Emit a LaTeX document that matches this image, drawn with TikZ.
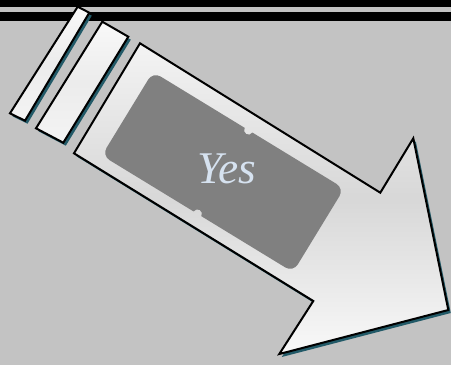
\documentclass[tikz,border=0pt]{standalone}
\usepackage{fontspec}
\setmainfont{Liberation Serif}
\definecolor{bggray}{RGB}{195,195,195}
\definecolor{shadowteal}{RGB}{34,90,104}
\definecolor{plaquegray}{RGB}{128,128,128}
\definecolor{yesblue}{RGB}{214,226,240}
\tikzset{every picture/.style={line width=0.75pt}}
\tikzset{
  dropshadow/.style={fill=shadowteal, draw=none, shift={(2.5,3)}},
  stripshape/.style={draw=black, line width=1.5pt, top color=gray!5, bottom color=gray!9, middle color=gray!15},
  arrowshape/.style={draw=black, line width=1.5pt, top color=gray!9, bottom color=gray!5, middle color=gray!31},
  plaque/.style={fill=plaquegray},
}

\begin{document}
\begin{tikzpicture}[x=0.75pt,y=0.75pt,yscale=-1,xscale=1]
		\useasboundingbox (0,0) rectangle (451,365);
		%Background
		\fill [bggray] (0,0) rectangle (451,365);
		%Top bars
		\fill [black] (0,0) rectangle (451,7);
		\fill [black] (0,12) rectangle (451,20.7);
		
		%Strip 1
		\fill [dropshadow] (77.7,6.7) -- (89.3,12.7) -- (25,120.7) -- (10,113.3) -- cycle;
		\draw [stripshape] (77.7,6.7) -- (89.3,12.7) -- (25,120.7) -- (10,113.3) -- cycle;
		%Strip 2
		\fill [dropshadow] (102.3,21.7) -- (128.3,36.7) -- (63.3,142.7) -- (36,128.3) -- cycle;
		\draw [stripshape] (102.3,21.7) -- (128.3,36.7) -- (63.3,142.7) -- (36,128.3) -- cycle;
		
		%Arrow
		\fill [dropshadow] (140,43.3) -- (380.3,192.7) -- (413.3,138.3) -- (448.3,310) -- (279.3,354) -- (313.3,301) -- (74,153.3) -- cycle;
		\draw [arrowshape] (140,43.3) -- (380.3,192.7) -- (413.3,138.3) -- (448.3,310) -- (279.3,354) -- (313.3,301) -- (74,153.3) -- cycle;
		
		%Plaque
		\begin{scope}[shift={(223,172)},rotate=31.4]
		\fill [plaque] (-112,-40) arc[start angle=180,end angle=270,radius=9] -- (-4.5,-49) arc[start angle=180,end angle=0,radius=4.5]
		  -- (103,-49) arc[start angle=270,end angle=360,radius=9] -- (112,40) arc[start angle=0,end angle=90,radius=9]
		  -- (4.5,49) arc[start angle=0,end angle=-180,radius=4.5] -- (-103,49) arc[start angle=90,end angle=180,radius=9] -- cycle;
		\end{scope}
		
		% Text Node
		\node [text=yesblue, font=\itshape\fontsize{34}{40}\selectfont, inner sep=0pt] (yes) at (227,169) {Yes};
	\end{tikzpicture}
\end{document}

Written instruction:
In your copy, leave out the pictures and reproduce the material above exactly.

Problem solution:
Emit a LaTeX document that matches this image, drawn with TikZ.
\documentclass[tikz,border=0pt]{standalone}
\usepackage{fontspec}
\setmainfont{Liberation Serif}
\definecolor{bggray}{RGB}{195,195,195}
\definecolor{shadowteal}{RGB}{34,90,104}
\definecolor{plaquegray}{RGB}{128,128,128}
\definecolor{yesblue}{RGB}{214,226,240}
\tikzset{every picture/.style={line width=0.75pt}}
\tikzset{
  dropshadow/.style={fill=shadowteal, draw=none, shift={(2.5,3)}},
  stripshape/.style={draw=black, line width=1.5pt, top color=gray!5, bottom color=gray!9, middle color=gray!15},
  arrowshape/.style={draw=black, line width=1.5pt, top color=gray!9, bottom color=gray!5, middle color=gray!31},
  plaque/.style={fill=plaquegray},
}

\begin{document}
\begin{tikzpicture}[x=0.75pt,y=0.75pt,yscale=-1,xscale=1]
		\useasboundingbox (0,0) rectangle (451,365);
		%Background
		\fill [bggray] (0,0) rectangle (451,365);
		%Top bars
		\fill [black] (0,0) rectangle (451,7);
		\fill [black] (0,12) rectangle (451,20.7);
		
		%Strip 1
		\fill [dropshadow] (77.7,6.7) -- (89.3,12.7) -- (25,120.7) -- (10,113.3) -- cycle;
		\draw [stripshape] (77.7,6.7) -- (89.3,12.7) -- (25,120.7) -- (10,113.3) -- cycle;
		%Strip 2
		\fill [dropshadow] (102.3,21.7) -- (128.3,36.7) -- (63.3,142.7) -- (36,128.3) -- cycle;
		\draw [stripshape] (102.3,21.7) -- (128.3,36.7) -- (63.3,142.7) -- (36,128.3) -- cycle;
		
		%Arrow
		\fill [dropshadow] (140,43.3) -- (380.3,192.7) -- (413.3,138.3) -- (448.3,310) -- (279.3,354) -- (313.3,301) -- (74,153.3) -- cycle;
		\draw [arrowshape] (140,43.3) -- (380.3,192.7) -- (413.3,138.3) -- (448.3,310) -- (279.3,354) -- (313.3,301) -- (74,153.3) -- cycle;
		
		%Plaque
		\begin{scope}[shift={(223,172)},rotate=31.4]
		\fill [plaque] (-112,-40) arc[start angle=180,end angle=270,radius=9] -- (-4.5,-49) arc[start angle=180,end angle=0,radius=4.5]
		  -- (103,-49) arc[start angle=270,end angle=360,radius=9] -- (112,40) arc[start angle=0,end angle=90,radius=9]
		  -- (4.5,49) arc[start angle=0,end angle=-180,radius=4.5] -- (-103,49) arc[start angle=90,end angle=180,radius=9] -- cycle;
		\end{scope}
		
		% Text Node
		\node [text=yesblue, font=\itshape\fontsize{34}{40}\selectfont, inner sep=0pt] (yes) at (227,169) {Yes};
	\end{tikzpicture}
\end{document}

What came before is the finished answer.